**Problem to work on:** Write out the material exactly, without any of its pictures.
**** Data shown
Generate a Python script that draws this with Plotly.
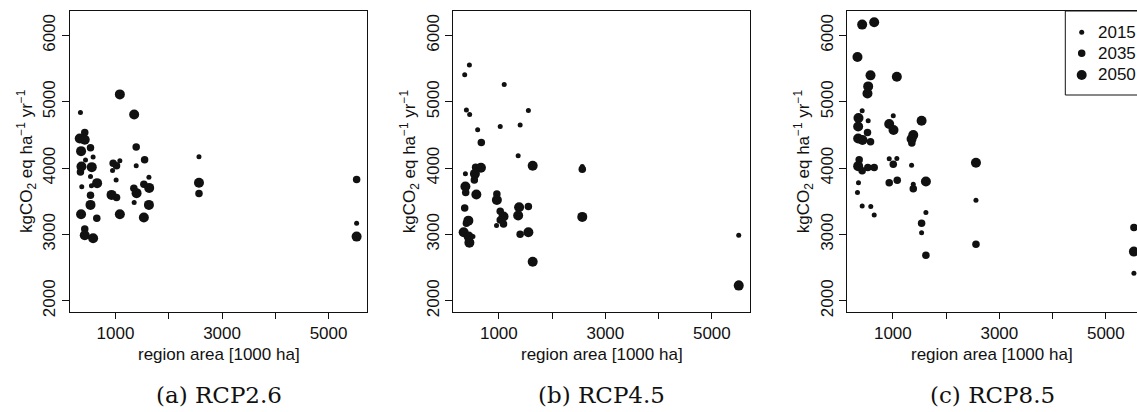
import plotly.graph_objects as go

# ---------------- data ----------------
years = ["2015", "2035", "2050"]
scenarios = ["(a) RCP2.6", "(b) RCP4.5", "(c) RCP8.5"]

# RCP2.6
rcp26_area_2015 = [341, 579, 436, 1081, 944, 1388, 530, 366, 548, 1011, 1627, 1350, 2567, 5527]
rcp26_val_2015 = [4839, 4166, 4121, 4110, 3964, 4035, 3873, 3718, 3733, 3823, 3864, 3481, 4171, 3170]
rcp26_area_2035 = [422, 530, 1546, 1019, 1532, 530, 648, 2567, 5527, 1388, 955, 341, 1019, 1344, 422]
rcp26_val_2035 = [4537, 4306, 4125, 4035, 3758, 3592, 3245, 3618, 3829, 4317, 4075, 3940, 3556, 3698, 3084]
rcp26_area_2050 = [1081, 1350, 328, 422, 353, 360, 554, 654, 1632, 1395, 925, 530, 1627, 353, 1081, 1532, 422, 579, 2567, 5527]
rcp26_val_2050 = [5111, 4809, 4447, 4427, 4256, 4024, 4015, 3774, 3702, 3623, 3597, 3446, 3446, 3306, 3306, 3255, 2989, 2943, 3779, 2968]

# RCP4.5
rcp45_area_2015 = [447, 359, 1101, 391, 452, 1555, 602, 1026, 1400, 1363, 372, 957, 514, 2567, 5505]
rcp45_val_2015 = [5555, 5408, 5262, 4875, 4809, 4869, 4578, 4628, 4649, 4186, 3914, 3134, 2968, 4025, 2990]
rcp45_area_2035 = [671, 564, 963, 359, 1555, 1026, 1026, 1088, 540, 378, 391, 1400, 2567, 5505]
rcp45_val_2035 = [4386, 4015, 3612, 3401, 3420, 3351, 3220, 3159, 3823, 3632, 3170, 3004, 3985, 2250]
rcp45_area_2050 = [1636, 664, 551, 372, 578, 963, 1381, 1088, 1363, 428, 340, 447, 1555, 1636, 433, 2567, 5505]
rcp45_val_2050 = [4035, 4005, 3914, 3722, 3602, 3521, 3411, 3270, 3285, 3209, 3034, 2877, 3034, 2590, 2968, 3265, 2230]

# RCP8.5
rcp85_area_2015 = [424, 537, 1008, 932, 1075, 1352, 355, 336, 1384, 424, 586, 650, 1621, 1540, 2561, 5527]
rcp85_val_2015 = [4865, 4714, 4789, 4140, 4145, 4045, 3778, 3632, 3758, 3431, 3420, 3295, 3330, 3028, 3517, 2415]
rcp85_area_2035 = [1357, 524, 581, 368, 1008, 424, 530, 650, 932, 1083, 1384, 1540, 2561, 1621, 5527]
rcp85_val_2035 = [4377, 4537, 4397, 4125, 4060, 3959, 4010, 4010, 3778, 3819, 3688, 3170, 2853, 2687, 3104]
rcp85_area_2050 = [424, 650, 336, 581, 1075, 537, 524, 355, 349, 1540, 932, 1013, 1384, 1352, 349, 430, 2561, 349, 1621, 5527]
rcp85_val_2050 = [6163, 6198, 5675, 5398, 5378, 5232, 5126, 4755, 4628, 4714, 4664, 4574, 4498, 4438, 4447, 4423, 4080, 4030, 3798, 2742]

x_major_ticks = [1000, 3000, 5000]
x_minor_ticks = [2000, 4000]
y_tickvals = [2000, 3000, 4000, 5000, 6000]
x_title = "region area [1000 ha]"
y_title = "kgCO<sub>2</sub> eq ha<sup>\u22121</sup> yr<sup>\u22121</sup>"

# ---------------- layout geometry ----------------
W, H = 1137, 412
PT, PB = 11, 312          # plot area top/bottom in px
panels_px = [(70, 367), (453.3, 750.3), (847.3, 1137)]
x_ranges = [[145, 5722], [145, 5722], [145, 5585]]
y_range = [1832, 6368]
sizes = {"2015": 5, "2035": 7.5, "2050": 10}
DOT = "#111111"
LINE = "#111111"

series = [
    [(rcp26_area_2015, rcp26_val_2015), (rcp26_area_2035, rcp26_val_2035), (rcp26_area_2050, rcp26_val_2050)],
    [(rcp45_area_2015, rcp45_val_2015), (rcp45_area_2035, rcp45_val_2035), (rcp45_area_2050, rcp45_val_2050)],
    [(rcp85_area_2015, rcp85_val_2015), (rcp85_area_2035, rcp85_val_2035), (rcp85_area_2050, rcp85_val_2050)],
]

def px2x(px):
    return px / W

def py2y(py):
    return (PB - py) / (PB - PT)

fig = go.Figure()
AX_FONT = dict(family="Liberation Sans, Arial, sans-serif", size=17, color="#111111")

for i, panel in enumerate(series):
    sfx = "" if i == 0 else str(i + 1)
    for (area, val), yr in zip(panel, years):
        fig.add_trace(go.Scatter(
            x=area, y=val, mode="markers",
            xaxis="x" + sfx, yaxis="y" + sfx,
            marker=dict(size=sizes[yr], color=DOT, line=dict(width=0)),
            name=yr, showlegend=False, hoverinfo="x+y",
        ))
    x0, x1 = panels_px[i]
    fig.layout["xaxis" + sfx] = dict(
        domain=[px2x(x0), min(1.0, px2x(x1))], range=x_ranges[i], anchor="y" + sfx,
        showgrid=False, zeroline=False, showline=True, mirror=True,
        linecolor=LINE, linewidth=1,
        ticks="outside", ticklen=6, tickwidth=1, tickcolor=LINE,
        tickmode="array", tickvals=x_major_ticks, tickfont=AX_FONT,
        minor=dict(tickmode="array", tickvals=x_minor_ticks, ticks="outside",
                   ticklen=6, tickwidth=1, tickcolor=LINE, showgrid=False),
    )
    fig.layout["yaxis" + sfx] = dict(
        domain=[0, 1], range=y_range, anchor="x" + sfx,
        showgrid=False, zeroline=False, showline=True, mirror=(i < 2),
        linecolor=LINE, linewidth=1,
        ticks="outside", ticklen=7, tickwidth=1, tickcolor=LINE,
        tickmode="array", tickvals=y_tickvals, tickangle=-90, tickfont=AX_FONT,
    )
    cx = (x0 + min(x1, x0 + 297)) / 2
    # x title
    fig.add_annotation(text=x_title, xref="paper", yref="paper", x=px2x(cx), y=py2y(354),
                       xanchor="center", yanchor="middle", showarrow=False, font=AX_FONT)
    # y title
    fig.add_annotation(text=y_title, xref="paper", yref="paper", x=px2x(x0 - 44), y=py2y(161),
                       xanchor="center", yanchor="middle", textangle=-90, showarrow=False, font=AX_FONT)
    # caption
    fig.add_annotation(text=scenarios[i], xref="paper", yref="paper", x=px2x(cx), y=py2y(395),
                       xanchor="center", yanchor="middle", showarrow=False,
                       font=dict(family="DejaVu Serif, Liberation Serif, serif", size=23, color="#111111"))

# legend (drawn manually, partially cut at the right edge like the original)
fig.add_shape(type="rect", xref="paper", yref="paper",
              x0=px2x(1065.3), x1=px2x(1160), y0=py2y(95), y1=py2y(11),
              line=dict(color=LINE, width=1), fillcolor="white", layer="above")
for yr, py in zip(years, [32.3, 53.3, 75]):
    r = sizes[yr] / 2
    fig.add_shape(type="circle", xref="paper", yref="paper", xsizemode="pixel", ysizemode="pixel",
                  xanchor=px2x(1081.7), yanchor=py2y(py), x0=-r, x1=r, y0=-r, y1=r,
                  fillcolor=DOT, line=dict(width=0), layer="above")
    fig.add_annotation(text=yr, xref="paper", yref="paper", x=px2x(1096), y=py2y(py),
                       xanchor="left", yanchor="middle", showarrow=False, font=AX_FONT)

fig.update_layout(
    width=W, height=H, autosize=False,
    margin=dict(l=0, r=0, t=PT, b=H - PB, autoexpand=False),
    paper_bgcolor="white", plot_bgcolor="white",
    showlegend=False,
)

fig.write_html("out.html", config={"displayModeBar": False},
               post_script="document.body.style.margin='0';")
********
**Worked answer:**
Generate a Python script that draws this with Plotly.
import plotly.graph_objects as go

# ---------------- data ----------------
years = ["2015", "2035", "2050"]
scenarios = ["(a) RCP2.6", "(b) RCP4.5", "(c) RCP8.5"]

# RCP2.6
rcp26_area_2015 = [341, 579, 436, 1081, 944, 1388, 530, 366, 548, 1011, 1627, 1350, 2567, 5527]
rcp26_val_2015 = [4839, 4166, 4121, 4110, 3964, 4035, 3873, 3718, 3733, 3823, 3864, 3481, 4171, 3170]
rcp26_area_2035 = [422, 530, 1546, 1019, 1532, 530, 648, 2567, 5527, 1388, 955, 341, 1019, 1344, 422]
rcp26_val_2035 = [4537, 4306, 4125, 4035, 3758, 3592, 3245, 3618, 3829, 4317, 4075, 3940, 3556, 3698, 3084]
rcp26_area_2050 = [1081, 1350, 328, 422, 353, 360, 554, 654, 1632, 1395, 925, 530, 1627, 353, 1081, 1532, 422, 579, 2567, 5527]
rcp26_val_2050 = [5111, 4809, 4447, 4427, 4256, 4024, 4015, 3774, 3702, 3623, 3597, 3446, 3446, 3306, 3306, 3255, 2989, 2943, 3779, 2968]

# RCP4.5
rcp45_area_2015 = [447, 359, 1101, 391, 452, 1555, 602, 1026, 1400, 1363, 372, 957, 514, 2567, 5505]
rcp45_val_2015 = [5555, 5408, 5262, 4875, 4809, 4869, 4578, 4628, 4649, 4186, 3914, 3134, 2968, 4025, 2990]
rcp45_area_2035 = [671, 564, 963, 359, 1555, 1026, 1026, 1088, 540, 378, 391, 1400, 2567, 5505]
rcp45_val_2035 = [4386, 4015, 3612, 3401, 3420, 3351, 3220, 3159, 3823, 3632, 3170, 3004, 3985, 2250]
rcp45_area_2050 = [1636, 664, 551, 372, 578, 963, 1381, 1088, 1363, 428, 340, 447, 1555, 1636, 433, 2567, 5505]
rcp45_val_2050 = [4035, 4005, 3914, 3722, 3602, 3521, 3411, 3270, 3285, 3209, 3034, 2877, 3034, 2590, 2968, 3265, 2230]

# RCP8.5
rcp85_area_2015 = [424, 537, 1008, 932, 1075, 1352, 355, 336, 1384, 424, 586, 650, 1621, 1540, 2561, 5527]
rcp85_val_2015 = [4865, 4714, 4789, 4140, 4145, 4045, 3778, 3632, 3758, 3431, 3420, 3295, 3330, 3028, 3517, 2415]
rcp85_area_2035 = [1357, 524, 581, 368, 1008, 424, 530, 650, 932, 1083, 1384, 1540, 2561, 1621, 5527]
rcp85_val_2035 = [4377, 4537, 4397, 4125, 4060, 3959, 4010, 4010, 3778, 3819, 3688, 3170, 2853, 2687, 3104]
rcp85_area_2050 = [424, 650, 336, 581, 1075, 537, 524, 355, 349, 1540, 932, 1013, 1384, 1352, 349, 430, 2561, 349, 1621, 5527]
rcp85_val_2050 = [6163, 6198, 5675, 5398, 5378, 5232, 5126, 4755, 4628, 4714, 4664, 4574, 4498, 4438, 4447, 4423, 4080, 4030, 3798, 2742]

x_major_ticks = [1000, 3000, 5000]
x_minor_ticks = [2000, 4000]
y_tickvals = [2000, 3000, 4000, 5000, 6000]
x_title = "region area [1000 ha]"
y_title = "kgCO<sub>2</sub> eq ha<sup>\u22121</sup> yr<sup>\u22121</sup>"

# ---------------- layout geometry ----------------
W, H = 1137, 412
PT, PB = 11, 312          # plot area top/bottom in px
panels_px = [(70, 367), (453.3, 750.3), (847.3, 1137)]
x_ranges = [[145, 5722], [145, 5722], [145, 5585]]
y_range = [1832, 6368]
sizes = {"2015": 5, "2035": 7.5, "2050": 10}
DOT = "#111111"
LINE = "#111111"

series = [
    [(rcp26_area_2015, rcp26_val_2015), (rcp26_area_2035, rcp26_val_2035), (rcp26_area_2050, rcp26_val_2050)],
    [(rcp45_area_2015, rcp45_val_2015), (rcp45_area_2035, rcp45_val_2035), (rcp45_area_2050, rcp45_val_2050)],
    [(rcp85_area_2015, rcp85_val_2015), (rcp85_area_2035, rcp85_val_2035), (rcp85_area_2050, rcp85_val_2050)],
]

def px2x(px):
    return px / W

def py2y(py):
    return (PB - py) / (PB - PT)

fig = go.Figure()
AX_FONT = dict(family="Liberation Sans, Arial, sans-serif", size=17, color="#111111")

for i, panel in enumerate(series):
    sfx = "" if i == 0 else str(i + 1)
    for (area, val), yr in zip(panel, years):
        fig.add_trace(go.Scatter(
            x=area, y=val, mode="markers",
            xaxis="x" + sfx, yaxis="y" + sfx,
            marker=dict(size=sizes[yr], color=DOT, line=dict(width=0)),
            name=yr, showlegend=False, hoverinfo="x+y",
        ))
    x0, x1 = panels_px[i]
    fig.layout["xaxis" + sfx] = dict(
        domain=[px2x(x0), min(1.0, px2x(x1))], range=x_ranges[i], anchor="y" + sfx,
        showgrid=False, zeroline=False, showline=True, mirror=True,
        linecolor=LINE, linewidth=1,
        ticks="outside", ticklen=6, tickwidth=1, tickcolor=LINE,
        tickmode="array", tickvals=x_major_ticks, tickfont=AX_FONT,
        minor=dict(tickmode="array", tickvals=x_minor_ticks, ticks="outside",
                   ticklen=6, tickwidth=1, tickcolor=LINE, showgrid=False),
    )
    fig.layout["yaxis" + sfx] = dict(
        domain=[0, 1], range=y_range, anchor="x" + sfx,
        showgrid=False, zeroline=False, showline=True, mirror=(i < 2),
        linecolor=LINE, linewidth=1,
        ticks="outside", ticklen=7, tickwidth=1, tickcolor=LINE,
        tickmode="array", tickvals=y_tickvals, tickangle=-90, tickfont=AX_FONT,
    )
    cx = (x0 + min(x1, x0 + 297)) / 2
    # x title
    fig.add_annotation(text=x_title, xref="paper", yref="paper", x=px2x(cx), y=py2y(354),
                       xanchor="center", yanchor="middle", showarrow=False, font=AX_FONT)
    # y title
    fig.add_annotation(text=y_title, xref="paper", yref="paper", x=px2x(x0 - 44), y=py2y(161),
                       xanchor="center", yanchor="middle", textangle=-90, showarrow=False, font=AX_FONT)
    # caption
    fig.add_annotation(text=scenarios[i], xref="paper", yref="paper", x=px2x(cx), y=py2y(395),
                       xanchor="center", yanchor="middle", showarrow=False,
                       font=dict(family="DejaVu Serif, Liberation Serif, serif", size=23, color="#111111"))

# legend (drawn manually, partially cut at the right edge like the original)
fig.add_shape(type="rect", xref="paper", yref="paper",
              x0=px2x(1065.3), x1=px2x(1160), y0=py2y(95), y1=py2y(11),
              line=dict(color=LINE, width=1), fillcolor="white", layer="above")
for yr, py in zip(years, [32.3, 53.3, 75]):
    r = sizes[yr] / 2
    fig.add_shape(type="circle", xref="paper", yref="paper", xsizemode="pixel", ysizemode="pixel",
                  xanchor=px2x(1081.7), yanchor=py2y(py), x0=-r, x1=r, y0=-r, y1=r,
                  fillcolor=DOT, line=dict(width=0), layer="above")
    fig.add_annotation(text=yr, xref="paper", yref="paper", x=px2x(1096), y=py2y(py),
                       xanchor="left", yanchor="middle", showarrow=False, font=AX_FONT)

fig.update_layout(
    width=W, height=H, autosize=False,
    margin=dict(l=0, r=0, t=PT, b=H - PB, autoexpand=False),
    paper_bgcolor="white", plot_bgcolor="white",
    showlegend=False,
)

fig.write_html("out.html", config={"displayModeBar": False},
               post_script="document.body.style.margin='0';")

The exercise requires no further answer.